Trump’s tone about Epstein is much different now that in 2002, when he told New York magazine Epstein was a “terrific guy” who was “fun to be with.”
“I’ve known Jeff for 15 years. Terrific guy,” Trump told the magazine. “He’s a lot of fun to be with. It is even said that he likes beautiful women as much as I do, and many of them are on the younger side.”
Julie Brown, the Miami Herald journalist whose investigative reports about Epstein’s sweetheart deal were credited by prosecutors, said her only surprise was that Acosta didn’t step down sooner.
“I’m surprised it didn’t happen sooner, to be honest with you. These questions has been out there since my series ran in November. He never responded. He never adequately explained the key questions in this case. And the press conference he had the other day was abominable,” Brown, a former Philadelphia Daily News staffer, said during an appearance on CNN.
“I think that he really didn’t think anyone was going to analyze this as closely as it has been," Brown added. “The truth always comes out.”
Epstein, who pleaded not guilty earlier this week to new charges of sex trafficking and conspiracy, will appear in federal court in Manhattan on Monday, where Judge Richard Berman will take up a bail proposal from Epstein’s lawyers.
Epstein has requested that Berman release him on substantial bond while he awaits trial, while prosecutors want him held in jail until his trial, telling the judge he poses “an extraordinary risk of flight and danger."
Rep.
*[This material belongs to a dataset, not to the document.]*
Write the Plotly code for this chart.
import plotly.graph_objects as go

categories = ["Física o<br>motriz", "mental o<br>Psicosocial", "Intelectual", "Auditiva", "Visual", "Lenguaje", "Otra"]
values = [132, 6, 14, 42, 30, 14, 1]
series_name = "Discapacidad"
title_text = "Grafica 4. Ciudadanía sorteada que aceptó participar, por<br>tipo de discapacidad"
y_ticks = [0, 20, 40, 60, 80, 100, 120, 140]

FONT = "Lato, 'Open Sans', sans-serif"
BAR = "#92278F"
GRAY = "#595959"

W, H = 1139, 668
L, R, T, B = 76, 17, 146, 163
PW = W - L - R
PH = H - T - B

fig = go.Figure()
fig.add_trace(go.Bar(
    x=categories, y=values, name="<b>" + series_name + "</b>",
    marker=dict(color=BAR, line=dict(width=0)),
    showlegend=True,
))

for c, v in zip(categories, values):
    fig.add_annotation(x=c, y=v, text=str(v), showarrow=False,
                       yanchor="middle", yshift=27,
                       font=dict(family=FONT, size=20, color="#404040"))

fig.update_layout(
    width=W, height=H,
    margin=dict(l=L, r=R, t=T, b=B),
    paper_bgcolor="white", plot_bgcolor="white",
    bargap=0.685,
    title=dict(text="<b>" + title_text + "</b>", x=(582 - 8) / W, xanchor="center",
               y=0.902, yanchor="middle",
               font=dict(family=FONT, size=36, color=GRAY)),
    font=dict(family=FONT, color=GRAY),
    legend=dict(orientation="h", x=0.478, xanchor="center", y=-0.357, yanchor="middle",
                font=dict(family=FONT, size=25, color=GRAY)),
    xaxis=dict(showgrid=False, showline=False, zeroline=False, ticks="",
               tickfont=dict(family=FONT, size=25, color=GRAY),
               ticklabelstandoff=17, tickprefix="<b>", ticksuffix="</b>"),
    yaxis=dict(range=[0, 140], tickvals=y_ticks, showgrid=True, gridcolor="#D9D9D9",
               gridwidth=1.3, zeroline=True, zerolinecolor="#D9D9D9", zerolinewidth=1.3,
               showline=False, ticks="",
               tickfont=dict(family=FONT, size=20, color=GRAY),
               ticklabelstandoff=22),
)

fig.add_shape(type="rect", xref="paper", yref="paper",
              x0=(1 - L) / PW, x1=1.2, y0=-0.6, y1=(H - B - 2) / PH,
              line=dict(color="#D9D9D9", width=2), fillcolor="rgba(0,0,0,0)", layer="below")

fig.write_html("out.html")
Elijah Cummings (D., Md.), chairman of Oversight and Reform Committee, issued a statement saying Acosta “did the right thing” by stepping down.
“Acosta did the right thing. The way he addressed the Epstein case and the way he treated these young ladies is extremely unfortunate," Cummings said in a statement. "I’m hopeful the President appoints someone who will be sensitive to women in workplace and do all things people need done for them in the Department of Labor. That is so important. But I think he did right thing.”